WHAT THE TASK ASKS: Skip all pictures, then print the remaining material exactly.

PROVIDED DATA:
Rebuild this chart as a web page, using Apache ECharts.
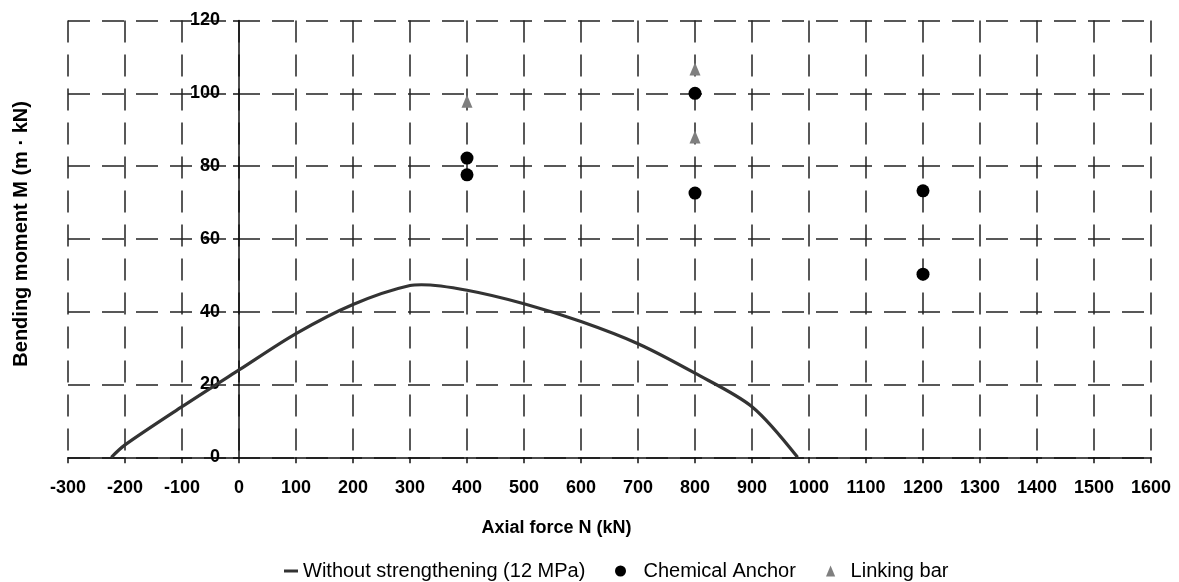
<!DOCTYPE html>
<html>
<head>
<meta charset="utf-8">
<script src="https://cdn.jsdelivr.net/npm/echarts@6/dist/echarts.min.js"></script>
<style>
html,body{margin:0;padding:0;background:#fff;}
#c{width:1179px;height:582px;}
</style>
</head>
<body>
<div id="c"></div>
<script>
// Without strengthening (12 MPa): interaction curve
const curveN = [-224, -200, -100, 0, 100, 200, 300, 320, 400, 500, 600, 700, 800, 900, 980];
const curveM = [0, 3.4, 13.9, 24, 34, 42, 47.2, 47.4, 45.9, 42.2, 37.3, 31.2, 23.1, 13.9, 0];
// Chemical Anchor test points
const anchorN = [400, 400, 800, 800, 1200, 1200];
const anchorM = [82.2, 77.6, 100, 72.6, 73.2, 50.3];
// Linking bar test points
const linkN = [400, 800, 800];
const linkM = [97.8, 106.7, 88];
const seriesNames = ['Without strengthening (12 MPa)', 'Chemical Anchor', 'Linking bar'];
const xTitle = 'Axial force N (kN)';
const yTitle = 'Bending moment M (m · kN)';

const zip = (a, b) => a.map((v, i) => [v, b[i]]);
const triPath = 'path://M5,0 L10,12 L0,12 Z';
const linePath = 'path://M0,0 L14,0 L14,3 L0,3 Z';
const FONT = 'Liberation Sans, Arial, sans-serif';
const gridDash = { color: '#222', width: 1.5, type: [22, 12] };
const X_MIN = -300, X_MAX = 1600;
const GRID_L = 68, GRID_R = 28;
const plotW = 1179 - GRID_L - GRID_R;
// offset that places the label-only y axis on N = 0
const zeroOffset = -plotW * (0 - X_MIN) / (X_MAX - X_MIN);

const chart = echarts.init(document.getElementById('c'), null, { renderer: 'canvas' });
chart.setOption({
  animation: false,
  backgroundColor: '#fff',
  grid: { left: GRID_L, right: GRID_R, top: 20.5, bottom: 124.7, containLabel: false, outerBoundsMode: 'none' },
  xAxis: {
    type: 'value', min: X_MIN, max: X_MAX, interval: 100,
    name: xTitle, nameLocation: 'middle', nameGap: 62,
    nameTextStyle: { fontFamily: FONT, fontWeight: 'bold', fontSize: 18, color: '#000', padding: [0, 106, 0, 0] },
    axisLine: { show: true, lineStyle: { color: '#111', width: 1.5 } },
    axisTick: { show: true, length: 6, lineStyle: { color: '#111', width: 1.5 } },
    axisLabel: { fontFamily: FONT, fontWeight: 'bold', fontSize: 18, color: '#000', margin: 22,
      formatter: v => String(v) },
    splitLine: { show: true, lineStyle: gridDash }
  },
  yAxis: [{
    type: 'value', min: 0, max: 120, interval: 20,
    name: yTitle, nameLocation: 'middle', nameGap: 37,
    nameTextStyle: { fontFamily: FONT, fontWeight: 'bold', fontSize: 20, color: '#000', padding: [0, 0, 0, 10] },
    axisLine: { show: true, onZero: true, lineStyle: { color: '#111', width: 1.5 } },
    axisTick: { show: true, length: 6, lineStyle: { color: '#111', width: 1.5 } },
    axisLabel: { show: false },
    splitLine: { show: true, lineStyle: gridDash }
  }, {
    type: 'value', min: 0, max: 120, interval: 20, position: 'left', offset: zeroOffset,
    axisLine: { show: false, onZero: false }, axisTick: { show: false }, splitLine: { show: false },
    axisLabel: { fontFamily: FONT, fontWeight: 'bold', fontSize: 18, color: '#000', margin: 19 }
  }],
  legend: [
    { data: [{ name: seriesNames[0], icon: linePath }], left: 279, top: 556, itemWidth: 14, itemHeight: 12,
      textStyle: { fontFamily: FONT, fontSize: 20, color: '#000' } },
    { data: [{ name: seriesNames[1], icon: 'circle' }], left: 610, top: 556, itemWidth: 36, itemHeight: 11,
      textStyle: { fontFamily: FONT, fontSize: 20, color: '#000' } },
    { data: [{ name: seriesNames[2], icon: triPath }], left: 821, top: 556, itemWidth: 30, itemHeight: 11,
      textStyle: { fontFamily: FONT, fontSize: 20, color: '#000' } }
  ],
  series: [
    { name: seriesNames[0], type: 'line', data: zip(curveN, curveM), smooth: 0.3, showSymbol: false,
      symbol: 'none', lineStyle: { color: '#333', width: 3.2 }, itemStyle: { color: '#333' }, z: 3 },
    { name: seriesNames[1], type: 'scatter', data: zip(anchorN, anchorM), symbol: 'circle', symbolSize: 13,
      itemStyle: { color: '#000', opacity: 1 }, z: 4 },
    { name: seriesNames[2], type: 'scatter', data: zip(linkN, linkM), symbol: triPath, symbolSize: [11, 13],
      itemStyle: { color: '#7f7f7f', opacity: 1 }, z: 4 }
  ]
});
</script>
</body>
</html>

EXERCISE RESULT:
Rebuild this chart as a web page, using Apache ECharts.
<!DOCTYPE html>
<html>
<head>
<meta charset="utf-8">
<script src="https://cdn.jsdelivr.net/npm/echarts@6/dist/echarts.min.js"></script>
<style>
html,body{margin:0;padding:0;background:#fff;}
#c{width:1179px;height:582px;}
</style>
</head>
<body>
<div id="c"></div>
<script>
// Without strengthening (12 MPa): interaction curve
const curveN = [-224, -200, -100, 0, 100, 200, 300, 320, 400, 500, 600, 700, 800, 900, 980];
const curveM = [0, 3.4, 13.9, 24, 34, 42, 47.2, 47.4, 45.9, 42.2, 37.3, 31.2, 23.1, 13.9, 0];
// Chemical Anchor test points
const anchorN = [400, 400, 800, 800, 1200, 1200];
const anchorM = [82.2, 77.6, 100, 72.6, 73.2, 50.3];
// Linking bar test points
const linkN = [400, 800, 800];
const linkM = [97.8, 106.7, 88];
const seriesNames = ['Without strengthening (12 MPa)', 'Chemical Anchor', 'Linking bar'];
const xTitle = 'Axial force N (kN)';
const yTitle = 'Bending moment M (m · kN)';

const zip = (a, b) => a.map((v, i) => [v, b[i]]);
const triPath = 'path://M5,0 L10,12 L0,12 Z';
const linePath = 'path://M0,0 L14,0 L14,3 L0,3 Z';
const FONT = 'Liberation Sans, Arial, sans-serif';
const gridDash = { color: '#222', width: 1.5, type: [22, 12] };
const X_MIN = -300, X_MAX = 1600;
const GRID_L = 68, GRID_R = 28;
const plotW = 1179 - GRID_L - GRID_R;
// offset that places the label-only y axis on N = 0
const zeroOffset = -plotW * (0 - X_MIN) / (X_MAX - X_MIN);

const chart = echarts.init(document.getElementById('c'), null, { renderer: 'canvas' });
chart.setOption({
  animation: false,
  backgroundColor: '#fff',
  grid: { left: GRID_L, right: GRID_R, top: 20.5, bottom: 124.7, containLabel: false, outerBoundsMode: 'none' },
  xAxis: {
    type: 'value', min: X_MIN, max: X_MAX, interval: 100,
    name: xTitle, nameLocation: 'middle', nameGap: 62,
    nameTextStyle: { fontFamily: FONT, fontWeight: 'bold', fontSize: 18, color: '#000', padding: [0, 106, 0, 0] },
    axisLine: { show: true, lineStyle: { color: '#111', width: 1.5 } },
    axisTick: { show: true, length: 6, lineStyle: { color: '#111', width: 1.5 } },
    axisLabel: { fontFamily: FONT, fontWeight: 'bold', fontSize: 18, color: '#000', margin: 22,
      formatter: v => String(v) },
    splitLine: { show: true, lineStyle: gridDash }
  },
  yAxis: [{
    type: 'value', min: 0, max: 120, interval: 20,
    name: yTitle, nameLocation: 'middle', nameGap: 37,
    nameTextStyle: { fontFamily: FONT, fontWeight: 'bold', fontSize: 20, color: '#000', padding: [0, 0, 0, 10] },
    axisLine: { show: true, onZero: true, lineStyle: { color: '#111', width: 1.5 } },
    axisTick: { show: true, length: 6, lineStyle: { color: '#111', width: 1.5 } },
    axisLabel: { show: false },
    splitLine: { show: true, lineStyle: gridDash }
  }, {
    type: 'value', min: 0, max: 120, interval: 20, position: 'left', offset: zeroOffset,
    axisLine: { show: false, onZero: false }, axisTick: { show: false }, splitLine: { show: false },
    axisLabel: { fontFamily: FONT, fontWeight: 'bold', fontSize: 18, color: '#000', margin: 19 }
  }],
  legend: [
    { data: [{ name: seriesNames[0], icon: linePath }], left: 279, top: 556, itemWidth: 14, itemHeight: 12,
      textStyle: { fontFamily: FONT, fontSize: 20, color: '#000' } },
    { data: [{ name: seriesNames[1], icon: 'circle' }], left: 610, top: 556, itemWidth: 36, itemHeight: 11,
      textStyle: { fontFamily: FONT, fontSize: 20, color: '#000' } },
    { data: [{ name: seriesNames[2], icon: triPath }], left: 821, top: 556, itemWidth: 30, itemHeight: 11,
      textStyle: { fontFamily: FONT, fontSize: 20, color: '#000' } }
  ],
  series: [
    { name: seriesNames[0], type: 'line', data: zip(curveN, curveM), smooth: 0.3, showSymbol: false,
      symbol: 'none', lineStyle: { color: '#333', width: 3.2 }, itemStyle: { color: '#333' }, z: 3 },
    { name: seriesNames[1], type: 'scatter', data: zip(anchorN, anchorM), symbol: 'circle', symbolSize: 13,
      itemStyle: { color: '#000', opacity: 1 }, z: 4 },
    { name: seriesNames[2], type: 'scatter', data: zip(linkN, linkM), symbol: triPath, symbolSize: [11, 13],
      itemStyle: { color: '#7f7f7f', opacity: 1 }, z: 4 }
  ]
});
</script>
</body>
</html>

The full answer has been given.